** start Stored data **

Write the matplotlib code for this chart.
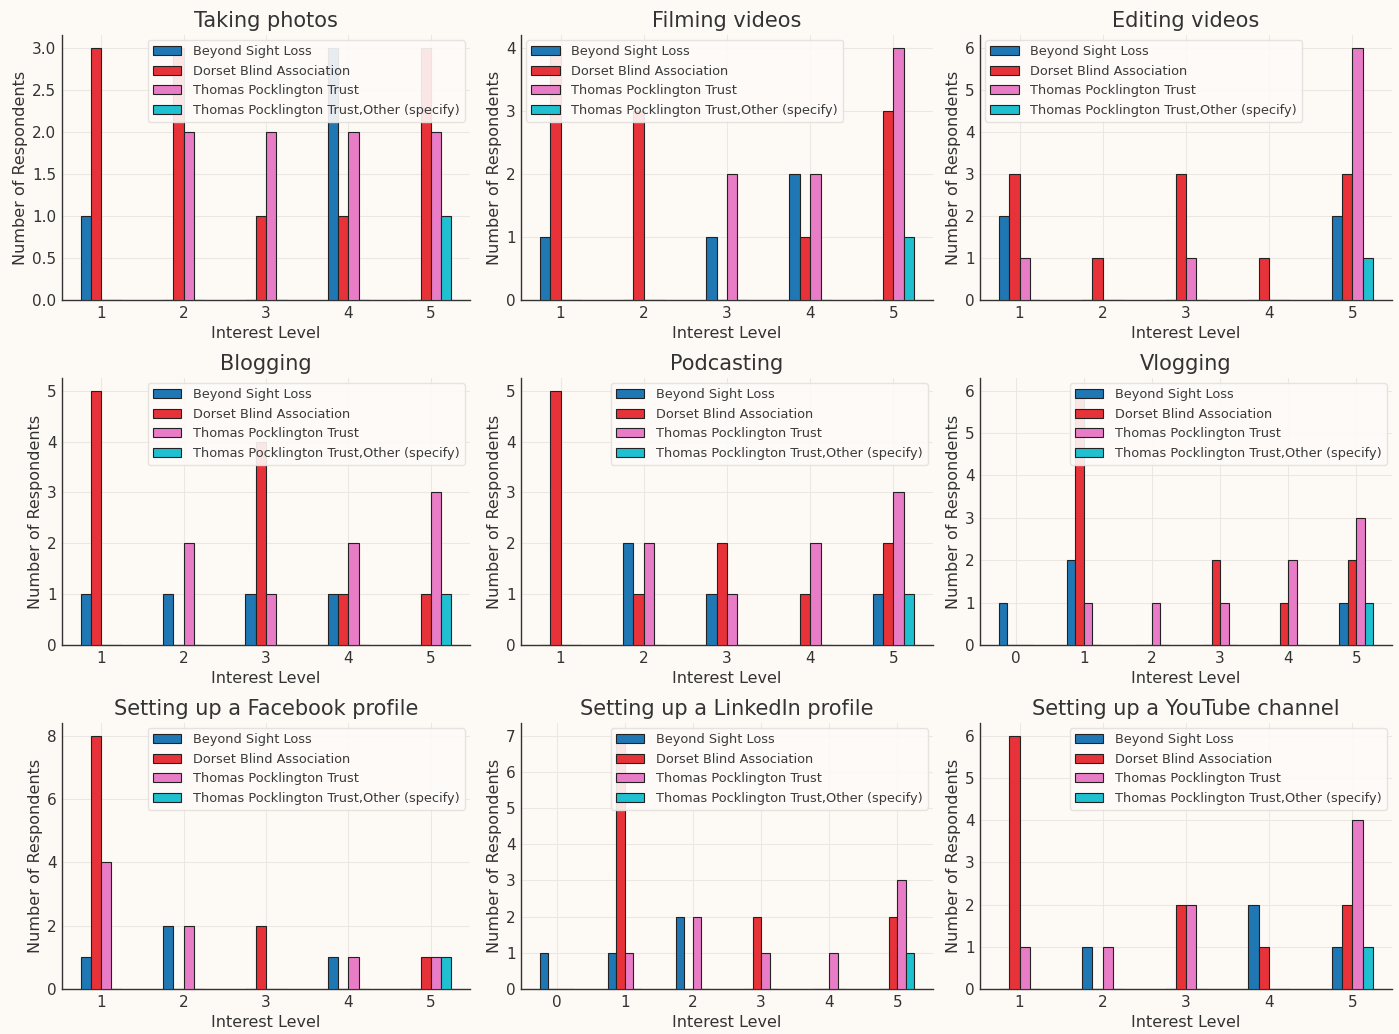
import numpy as np
import matplotlib
matplotlib.use("Agg")
import matplotlib.pyplot as plt

# Survey responses: number of respondents per interest level, by organisation
organisations = [
    "Beyond Sight Loss",
    "Dorset Blind Association",
    "Thomas Pocklington Trust",
    "Thomas Pocklington Trust,Other (specify)",
]
colors = ["#1f77b4", "#e8323a", "#e87cc6", "#1fc0cf"]

activities = [
    "Taking photos", "Filming videos", "Editing videos",
    "Blogging", "Podcasting", "Vlogging",
    "Setting up a Facebook profile", "Setting up a LinkedIn profile",
    "Setting up a YouTube channel",
]

levels_1_5 = [1, 2, 3, 4, 5]
levels_0_5 = [0, 1, 2, 3, 4, 5]

taking_photos_levels = levels_1_5
taking_photos = [
    [1, 0, 0, 3, 0],
    [3, 3, 1, 1, 3],
    [0, 2, 2, 2, 2],
    [0, 0, 0, 0, 1],
]

filming_videos_levels = levels_1_5
filming_videos = [
    [1, 0, 1, 2, 0],
    [4, 3, 0, 1, 3],
    [0, 0, 2, 2, 4],
    [0, 0, 0, 0, 1],
]

editing_videos_levels = levels_1_5
editing_videos = [
    [2, 0, 0, 0, 2],
    [3, 1, 3, 1, 3],
    [1, 0, 1, 0, 6],
    [0, 0, 0, 0, 1],
]

blogging_levels = levels_1_5
blogging = [
    [1, 1, 1, 1, 0],
    [5, 0, 4, 1, 1],
    [0, 2, 1, 2, 3],
    [0, 0, 0, 0, 1],
]

podcasting_levels = levels_1_5
podcasting = [
    [0, 2, 1, 0, 1],
    [5, 1, 2, 1, 2],
    [0, 2, 1, 2, 3],
    [0, 0, 0, 0, 1],
]

vlogging_levels = levels_0_5
vlogging = [
    [1, 2, 0, 0, 0, 1],
    [0, 6, 0, 2, 1, 2],
    [0, 1, 1, 1, 2, 3],
    [0, 0, 0, 0, 0, 1],
]

facebook_levels = levels_1_5
facebook = [
    [1, 2, 0, 1, 0],
    [8, 0, 2, 0, 1],
    [4, 2, 0, 1, 1],
    [0, 0, 0, 0, 1],
]

linkedin_levels = levels_0_5
linkedin = [
    [1, 1, 2, 0, 0, 0],
    [0, 7, 0, 2, 0, 2],
    [0, 1, 2, 1, 1, 3],
    [0, 0, 0, 0, 0, 1],
]

youtube_levels = levels_1_5
youtube = [
    [0, 1, 0, 2, 1],
    [6, 0, 2, 1, 2],
    [1, 1, 2, 0, 4],
    [0, 0, 0, 0, 1],
]

panels = [
    (taking_photos_levels, taking_photos, "upper right"),
    (filming_videos_levels, filming_videos, "upper left"),
    (editing_videos_levels, editing_videos, "upper left"),
    (blogging_levels, blogging, "upper right"),
    (podcasting_levels, podcasting, "upper right"),
    (vlogging_levels, vlogging, "upper right"),
    (facebook_levels, facebook, "upper right"),
    (linkedin_levels, linkedin, "upper right"),
    (youtube_levels, youtube, "upper right"),
]

bg = "#fdf9f5"
plt.rcParams["font.family"] = ["DejaVu Sans"]

fig = plt.figure(figsize=(13.99, 10.34), dpi=100, facecolor=bg)

W, H = 1399, 1034
col_x = [(62, 470), (521, 933), (980, 1392)]
row_y = [(35, 300), (378, 645), (723, 989)]

bar_w = 0.125
offsets = np.array([-1.5, -0.5, 0.5, 1.5]) * bar_w

for idx, (levels, counts, loc) in enumerate(panels):
    r, c = divmod(idx, 3)
    x0, x1 = col_x[c]
    yt, yb = row_y[r]
    ax = fig.add_axes([x0 / W, 1 - yb / H, (x1 - x0) / W, (yb - yt) / H])
    ax.set_facecolor(bg)
    x = np.arange(len(levels))
    for k, org in enumerate(organisations):
        ax.bar(x + offsets[k], counts[k], width=bar_w, color=colors[k],
               edgecolor="#222222", linewidth=0.8, label=org, zorder=3)
    ax.set_xticks(x)
    ax.set_xticklabels([str(v) for v in levels])
    ax.set_title(activities[idx], fontsize=15, color="#333333", pad=6)
    ax.set_xlabel("Interest Level", fontsize=11.5, color="#333333", labelpad=4)
    ax.set_ylabel("Number of Respondents", fontsize=11.5, color="#333333", labelpad=3)
    ax.tick_params(axis="both", length=0, labelsize=11, colors="#333333", pad=4)
    ax.grid(True, color="#ebe7e3", linewidth=0.8, zorder=0)
    for s in ("top", "right"):
        ax.spines[s].set_visible(False)
    for s in ("left", "bottom"):
        ax.spines[s].set_color("#333333")
        ax.spines[s].set_linewidth(1.0)
    leg = ax.legend(loc=loc, fontsize=9.3, framealpha=0.9, borderaxespad=0.4,
                    labelspacing=0.5, handlelength=2.2, handletextpad=0.9,
                    fancybox=True)
    leg.get_frame().set_facecolor("#fdfbf9")
    leg.get_frame().set_edgecolor("#e4e0dc")
    for t in leg.get_texts():
        t.set_color("#3a3a3a")

fig.savefig("out.png", dpi=100, facecolor=bg)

** end Stored data **

## Required work
Reproduce every line precisely as given, omitting all pictures.

## The response
Write the matplotlib code for this chart.
import numpy as np
import matplotlib
matplotlib.use("Agg")
import matplotlib.pyplot as plt

# Survey responses: number of respondents per interest level, by organisation
organisations = [
    "Beyond Sight Loss",
    "Dorset Blind Association",
    "Thomas Pocklington Trust",
    "Thomas Pocklington Trust,Other (specify)",
]
colors = ["#1f77b4", "#e8323a", "#e87cc6", "#1fc0cf"]

activities = [
    "Taking photos", "Filming videos", "Editing videos",
    "Blogging", "Podcasting", "Vlogging",
    "Setting up a Facebook profile", "Setting up a LinkedIn profile",
    "Setting up a YouTube channel",
]

levels_1_5 = [1, 2, 3, 4, 5]
levels_0_5 = [0, 1, 2, 3, 4, 5]

taking_photos_levels = levels_1_5
taking_photos = [
    [1, 0, 0, 3, 0],
    [3, 3, 1, 1, 3],
    [0, 2, 2, 2, 2],
    [0, 0, 0, 0, 1],
]

filming_videos_levels = levels_1_5
filming_videos = [
    [1, 0, 1, 2, 0],
    [4, 3, 0, 1, 3],
    [0, 0, 2, 2, 4],
    [0, 0, 0, 0, 1],
]

editing_videos_levels = levels_1_5
editing_videos = [
    [2, 0, 0, 0, 2],
    [3, 1, 3, 1, 3],
    [1, 0, 1, 0, 6],
    [0, 0, 0, 0, 1],
]

blogging_levels = levels_1_5
blogging = [
    [1, 1, 1, 1, 0],
    [5, 0, 4, 1, 1],
    [0, 2, 1, 2, 3],
    [0, 0, 0, 0, 1],
]

podcasting_levels = levels_1_5
podcasting = [
    [0, 2, 1, 0, 1],
    [5, 1, 2, 1, 2],
    [0, 2, 1, 2, 3],
    [0, 0, 0, 0, 1],
]

vlogging_levels = levels_0_5
vlogging = [
    [1, 2, 0, 0, 0, 1],
    [0, 6, 0, 2, 1, 2],
    [0, 1, 1, 1, 2, 3],
    [0, 0, 0, 0, 0, 1],
]

facebook_levels = levels_1_5
facebook = [
    [1, 2, 0, 1, 0],
    [8, 0, 2, 0, 1],
    [4, 2, 0, 1, 1],
    [0, 0, 0, 0, 1],
]

linkedin_levels = levels_0_5
linkedin = [
    [1, 1, 2, 0, 0, 0],
    [0, 7, 0, 2, 0, 2],
    [0, 1, 2, 1, 1, 3],
    [0, 0, 0, 0, 0, 1],
]

youtube_levels = levels_1_5
youtube = [
    [0, 1, 0, 2, 1],
    [6, 0, 2, 1, 2],
    [1, 1, 2, 0, 4],
    [0, 0, 0, 0, 1],
]

panels = [
    (taking_photos_levels, taking_photos, "upper right"),
    (filming_videos_levels, filming_videos, "upper left"),
    (editing_videos_levels, editing_videos, "upper left"),
    (blogging_levels, blogging, "upper right"),
    (podcasting_levels, podcasting, "upper right"),
    (vlogging_levels, vlogging, "upper right"),
    (facebook_levels, facebook, "upper right"),
    (linkedin_levels, linkedin, "upper right"),
    (youtube_levels, youtube, "upper right"),
]

bg = "#fdf9f5"
plt.rcParams["font.family"] = ["DejaVu Sans"]

fig = plt.figure(figsize=(13.99, 10.34), dpi=100, facecolor=bg)

W, H = 1399, 1034
col_x = [(62, 470), (521, 933), (980, 1392)]
row_y = [(35, 300), (378, 645), (723, 989)]

bar_w = 0.125
offsets = np.array([-1.5, -0.5, 0.5, 1.5]) * bar_w

for idx, (levels, counts, loc) in enumerate(panels):
    r, c = divmod(idx, 3)
    x0, x1 = col_x[c]
    yt, yb = row_y[r]
    ax = fig.add_axes([x0 / W, 1 - yb / H, (x1 - x0) / W, (yb - yt) / H])
    ax.set_facecolor(bg)
    x = np.arange(len(levels))
    for k, org in enumerate(organisations):
        ax.bar(x + offsets[k], counts[k], width=bar_w, color=colors[k],
               edgecolor="#222222", linewidth=0.8, label=org, zorder=3)
    ax.set_xticks(x)
    ax.set_xticklabels([str(v) for v in levels])
    ax.set_title(activities[idx], fontsize=15, color="#333333", pad=6)
    ax.set_xlabel("Interest Level", fontsize=11.5, color="#333333", labelpad=4)
    ax.set_ylabel("Number of Respondents", fontsize=11.5, color="#333333", labelpad=3)
    ax.tick_params(axis="both", length=0, labelsize=11, colors="#333333", pad=4)
    ax.grid(True, color="#ebe7e3", linewidth=0.8, zorder=0)
    for s in ("top", "right"):
        ax.spines[s].set_visible(False)
    for s in ("left", "bottom"):
        ax.spines[s].set_color("#333333")
        ax.spines[s].set_linewidth(1.0)
    leg = ax.legend(loc=loc, fontsize=9.3, framealpha=0.9, borderaxespad=0.4,
                    labelspacing=0.5, handlelength=2.2, handletextpad=0.9,
                    fancybox=True)
    leg.get_frame().set_facecolor("#fdfbf9")
    leg.get_frame().set_edgecolor("#e4e0dc")
    for t in leg.get_texts():
        t.set_color("#3a3a3a")

fig.savefig("out.png", dpi=100, facecolor=bg)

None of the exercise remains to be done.